What You Should Know About Swimmer’s Ear

Swimmer’s Ear

Swimmer’s ear, also called otitis externa by doctors, is a common infection of the outer portion of the ear canal. While simmer’s ear is mainly associated with activities involving pools, the truth is that any contaminated water that enters the ear canal can lead to infections of this type. Even though swimmer’s ear can affect all age groups, it is most commonly reported in children. The most widely reported symptoms of swimmer’s ear include:

• Irritation inside the ear canal.
• Touching or tugging the ear is painful.
• Swelling and redness on and around the ear.
• Fluid drainage from the ears.
• Extreme pain and throbbing coming from the ears.

What are the Known Causes of Otitis Externa?

Swimmer’s ear occurs when water is allowed to stay in the ear canal for too long. This event can be much worse with exposure to contaminated water. The ear canals provide the ideal environment for germs, bacteria, and microbes to live, grow, and cause infection. Depending on how clean or dirty the water is, makes a big difference to how fast an infection can take hold.
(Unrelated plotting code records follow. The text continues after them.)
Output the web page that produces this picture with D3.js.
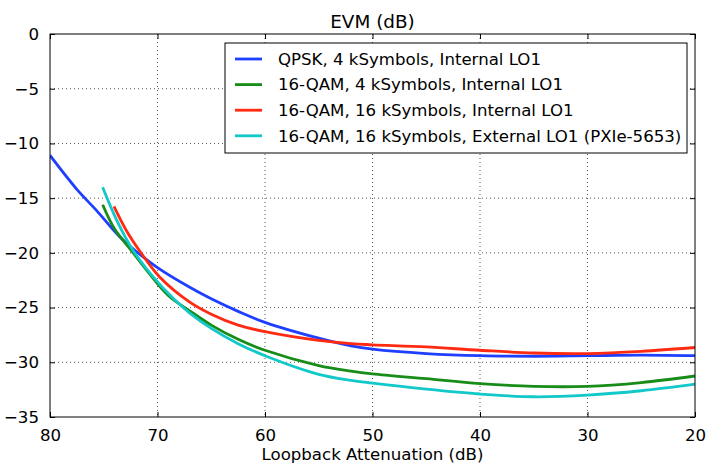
<!DOCTYPE html>
<html>
<head>
<meta charset="utf-8">
<script src="https://cdn.jsdelivr.net/npm/d3@7"></script>
<style>
  body { margin: 0; background: #fff; }
  text { font-family: "DejaVu Sans", sans-serif; }
</style>
</head>
<body>
<div id="chart"></div>
<script>
const F_WIDTH = 706;
const F_HEIGHT = 464;
const MARGINS = {left: 50, right: 11, top: 34, bottom: 47};

const VIS_WIDTH = F_WIDTH - MARGINS.left - MARGINS.right;
const VIS_HEIGHT = F_HEIGHT - MARGINS.top - MARGINS.bottom;

// series data: [attenuation dB, EVM dB]
const qpsk4k = [[80, -11.1], [77.5, -14.2], [75.7, -16.1], [73.5, -18.55], [72, -19.85], [70, -21.35],
  [67, -23.15], [65, -24.2], [62.5, -25.35], [60, -26.35], [55, -27.8], [52, -28.5], [50, -28.8],
  [45, -29.2], [40, -29.4], [35, -29.45], [30, -29.4], [25, -29.35], [20, -29.4]];
const qam4k = [[75.1, -15.6], [74, -17.8], [72.5, -19.7], [71, -21.6], [69, -23.9], [67, -25.3],
  [65, -26.6], [62.5, -27.9], [60, -28.9], [55, -30.3], [52, -30.8], [50, -31.05], [45, -31.5],
  [40, -31.95], [35, -32.2], [30, -32.2], [25, -31.85], [20, -31.25]];
const qam16kInt = [[74.05, -15.75], [72.9, -17.95], [71.6, -19.9], [69.8, -22.2], [67, -24.5],
  [65, -25.6], [62.5, -26.6], [60, -27.2], [55, -28.0], [52, -28.3], [50, -28.4], [45, -28.6],
  [40, -28.9], [35, -29.15], [30, -29.2], [25, -29.0], [20, -28.65]];
const qam16kExt = [[75.1, -14.0], [73.8, -17.0], [72.25, -19.8], [70.4, -22.2], [68.5, -24.2],
  [67, -25.5], [65, -26.9], [62.5, -28.3], [60, -29.4], [55, -31.1], [52, -31.65], [50, -31.9],
  [45, -32.45], [40, -32.9], [35, -33.15], [30, -33.0], [25, -32.6], [20, -32.0]];

const seriesNames = ["QPSK, 4 kSymbols, Internal LO1", "16-QAM, 4 kSymbols, Internal LO1",
  "16-QAM, 16 kSymbols, Internal LO1", "16-QAM, 16 kSymbols, External LO1 (PXIe-5653)"];
const seriesColors = ["#1f3fff", "#188c18", "#ff2a12", "#12c8c8"];
const seriesData = [qpsk4k, qam4k, qam16kInt, qam16kExt];

const xTicks = [80, 70, 60, 50, 40, 30, 20];
const yTicks = [0, -5, -10, -15, -20, -25, -30, -35];

const FS = 16.6;

const FRAME = d3.select("#chart")
  .append("svg")
    .attr("width", F_WIDTH)
    .attr("height", F_HEIGHT);

const X_SCALE = d3.scaleLinear().domain([80, 20]).range([0, VIS_WIDTH]);
const Y_SCALE = d3.scaleLinear().domain([-35, 0]).range([VIS_HEIGHT, 0]);

const G = FRAME.append("g")
  .attr("transform", "translate(" + MARGINS.left + "," + MARGINS.top + ")");

// dotted grid
G.append("g").selectAll("line")
  .data(xTicks.slice(1, -1))
  .enter().append("line")
    .attr("x1", d => X_SCALE(d)).attr("x2", d => X_SCALE(d))
    .attr("y1", 0).attr("y2", VIS_HEIGHT)
    .attr("stroke", "#555").attr("stroke-width", 1)
    .attr("stroke-dasharray", "1,3");
G.append("g").selectAll("line")
  .data(yTicks.slice(1, -1))
  .enter().append("line")
    .attr("y1", d => Y_SCALE(d)).attr("y2", d => Y_SCALE(d))
    .attr("x1", 0).attr("x2", VIS_WIDTH)
    .attr("stroke", "#555").attr("stroke-width", 1)
    .attr("stroke-dasharray", "1,3");

// axes, ticks pointing inward
const fmt = d3.format("d");
const axisStyle = (g) => {
  g.select(".domain").remove();
  g.selectAll("text").attr("font-size", FS).attr("fill", "#000");
  g.selectAll("line").attr("stroke", "#000");
};
G.append("g")
  .attr("transform", "translate(0," + VIS_HEIGHT + ")")
  .call(d3.axisBottom(X_SCALE).tickValues(xTicks).tickFormat(fmt).tickSizeInner(-5).tickPadding(12))
  .call(axisStyle);
G.append("g")
  .call(d3.axisTop(X_SCALE).tickValues(xTicks).tickFormat("").tickSizeInner(-5))
  .call(axisStyle);
G.append("g")
  .call(d3.axisLeft(Y_SCALE).tickValues(yTicks).tickFormat(fmt).tickSizeInner(-5).tickPadding(11))
  .call(axisStyle);
G.append("g")
  .attr("transform", "translate(" + VIS_WIDTH + ",0)")
  .call(d3.axisRight(Y_SCALE).tickValues(yTicks).tickFormat("").tickSizeInner(-5))
  .call(axisStyle);

// curves
const line = d3.line()
  .x(d => X_SCALE(d[0]))
  .y(d => Y_SCALE(d[1]))
  .curve(d3.curveCatmullRom.alpha(0.5));

G.append("clipPath").attr("id", "clip")
  .append("rect").attr("width", VIS_WIDTH).attr("height", VIS_HEIGHT);

G.append("g").attr("clip-path", "url(#clip)")
  .selectAll("path")
  .data(seriesData)
  .enter().append("path")
    .attr("d", d => line(d))
    .attr("fill", "none")
    .attr("stroke", (d, i) => seriesColors[i])
    .attr("stroke-width", 2.8);

// frame
G.append("rect")
  .attr("width", VIS_WIDTH).attr("height", VIS_HEIGHT)
  .attr("fill", "none").attr("stroke", "#000").attr("stroke-width", 1);

// legend
const LEG = G.append("g").attr("transform", "translate(" + (225 - MARGINS.left) + "," + (43 - MARGINS.top) + ")");
LEG.append("rect")
  .attr("width", 462).attr("height", 110)
  .attr("fill", "#fff").attr("stroke", "#000").attr("stroke-width", 1);
seriesNames.forEach((name, i) => {
  const y = 16 + i * 25.6;
  LEG.append("line")
    .attr("x1", 10).attr("x2", 37).attr("y1", y).attr("y2", y)
    .attr("stroke", seriesColors[i]).attr("stroke-width", 2.8);
  LEG.append("text")
    .attr("x", 53).attr("y", y).attr("dy", "0.35em")
    .attr("font-size", FS).text(name);
});

// title and axis label
FRAME.append("text")
  .attr("x", MARGINS.left + VIS_WIDTH / 2).attr("y", 28)
  .attr("text-anchor", "middle").attr("font-size", 18.4)
  .text("EVM (dB)");
FRAME.append("text")
  .attr("x", MARGINS.left + VIS_WIDTH / 2).attr("y", 460)
  .attr("text-anchor", "middle").attr("font-size", FS)
  .text("Loopback Attenuation (dB)");
</script>
</body>
</html>
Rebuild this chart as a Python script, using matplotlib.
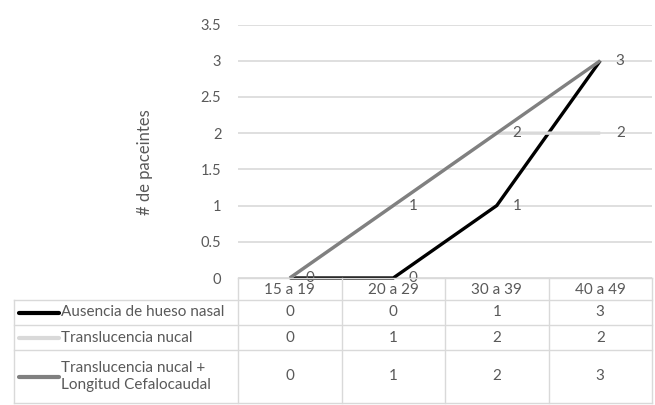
import matplotlib
matplotlib.use("Agg")
import matplotlib.pyplot as plt
from matplotlib.lines import Line2D

plt.rcParams['font.family'] = ['Lato', 'DejaVu Sans']

categories = ["15 a 19", "20 a 29", "30 a 39", "40 a 49"]
series_names = ["Ausencia de hueso nasal",
                "Translucencia nucal",
                "Translucencia nucal +\nLongitud Cefalocaudal"]
ausencia = [0, 0, 1, 3]
translucencia = [0, 1, 2, 2]
transl_lcc = [0, 1, 2, 3]
series_values = [ausencia, translucencia, transl_lcc]
series_colors = ["#000000", "#D9D9D9", "#808080"]
y_ticks = [0, 0.5, 1, 1.5, 2, 2.5, 3, 3.5]
y_label = "# de paceintes"

TEXT = "#595959"
GRID = "#D9D9D9"
FS = 11

W, H = 655, 405
fig = plt.figure(figsize=(W / 100, H / 100), dpi=100)

# pixel layout helpers (origin top-left)
def fx(px):
    return px / W

def fy(py):
    return 1 - py / H

plot_left, plot_right = 238, 652
plot_top, plot_bottom = 24.5, 278
ax = fig.add_axes([fx(plot_left), fy(plot_bottom),
                   fx(plot_right) - fx(plot_left),
                   fy(plot_top) - fy(plot_bottom)])
ax.set_xlim(-0.5, len(categories) - 0.5)
ax.set_ylim(0, 3.5)
ax.set_yticks(y_ticks)
ax.set_yticklabels([f"{t:g}" for t in y_ticks], color=TEXT, fontsize=10.5)
ax.set_xticks([])
ax.tick_params(axis='y', length=0, pad=12)
for s in ax.spines.values():
    s.set_visible(False)
ax.grid(axis='y', color=GRID, linewidth=1.2)
ax.set_axisbelow(True)
ax.set_ylabel(y_label, color=TEXT, fontsize=12)
ax.yaxis.set_label_coords((153 - plot_left) / (plot_right - plot_left),
                          (plot_bottom - 162) / (plot_bottom - plot_top))

x = list(range(len(categories)))
draw_order = [1, 0, 2]
for i in draw_order:
    ax.plot(x, series_values[i], color=series_colors[i], linewidth=2.4,
            solid_capstyle='butt', solid_joinstyle='miter', zorder=3 + i,
            clip_on=False)

# value labels to the right of each point; coinciding labels drawn once
placed = set()
for i in range(len(series_values)):
    for xi, v in zip(x, series_values[i]):
        if (xi, v) in placed:
            continue
        placed.add((xi, v))
        ax.annotate(f"{v}", (xi, v), xytext=(20, 0), textcoords='offset pixels',
                    ha='center', va='center', color=TEXT, fontsize=FS,
                    zorder=10, annotation_clip=False)

# data table below the plot
tab = fig.add_axes([0, 0, 1, 1])
tab.set_xlim(0, W)
tab.set_ylim(H, 0)
tab.axis('off')

col_edges = [plot_left + (plot_right - plot_left) * k / len(categories)
             for k in range(len(categories) + 1)]
label_left = 14
row_edges = [278, 300, 325, 350, 403]

lk = dict(color=GRID, linewidth=1.0)
tab.plot([col_edges[0], col_edges[-1]], [row_edges[0], row_edges[0]], **lk)
for r in row_edges[1:]:
    tab.plot([label_left, col_edges[-1]], [r, r], **lk)
for c in col_edges:
    tab.plot([c, c], [row_edges[0], row_edges[-1]], **lk)
tab.plot([label_left, label_left], [row_edges[1], row_edges[-1]], **lk)

for j, cat in enumerate(categories):
    cx = (col_edges[j] + col_edges[j + 1]) / 2
    tab.text(cx, (row_edges[0] + row_edges[1]) / 2 + 1, cat, ha='center',
             va='center', color=TEXT, fontsize=FS)

for i, name in enumerate(series_names):
    cy = (row_edges[i + 1] + row_edges[i + 2]) / 2
    tab.add_line(Line2D([19, 59], [cy, cy], color=series_colors[i],
                        linewidth=3, solid_capstyle='round'))
    tab.text(61, cy, name, ha='left', va='center', color=TEXT, fontsize=FS,
             linespacing=1.25)
    for j, v in enumerate(series_values[i]):
        cx = (col_edges[j] + col_edges[j + 1]) / 2
        tab.text(cx, cy, f"{v}", ha='center', va='center', color=TEXT,
                 fontsize=FS)

fig.savefig("out.png", dpi=100)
Other Issues Often Mistaken for Otitis Externa

• While germs and bacteria are at the root cause of swimmer’s ear, it’s not a condition that can be spread from person to person.
• Middle and inner ear infections occur much deeper inside the canal. The difference results in the lack of pain from touch or physical contact. If you can move your ear around without pain, you probably don’t have swimmer’s ear.
• Chemical sensitivities can sometimes irritate the ear canal after exposure; feelings of irritation and pain in and around the ears develop temporarily.

What You Can Do to Avoid Developing Swimmer’s Ear

#1. Make sure to dry your ears thoroughly after bathing, swimming, or showering.
#2. Lean your head to the side and tug on your ears to help drain any excess water.
#3. Use ear plugs, a swim cap, or ear molds to prevent excess water from getting in.
#4. Never swim or bathe in water that you suspect might be contaminated or dirty. Always ask about the water quality and the last time it was checked.

If you suspect that you have swimmer’s ear or are experiencing extreme pain or problems with your ears, don’t hesitate to contact your doctor or a health care provider at once.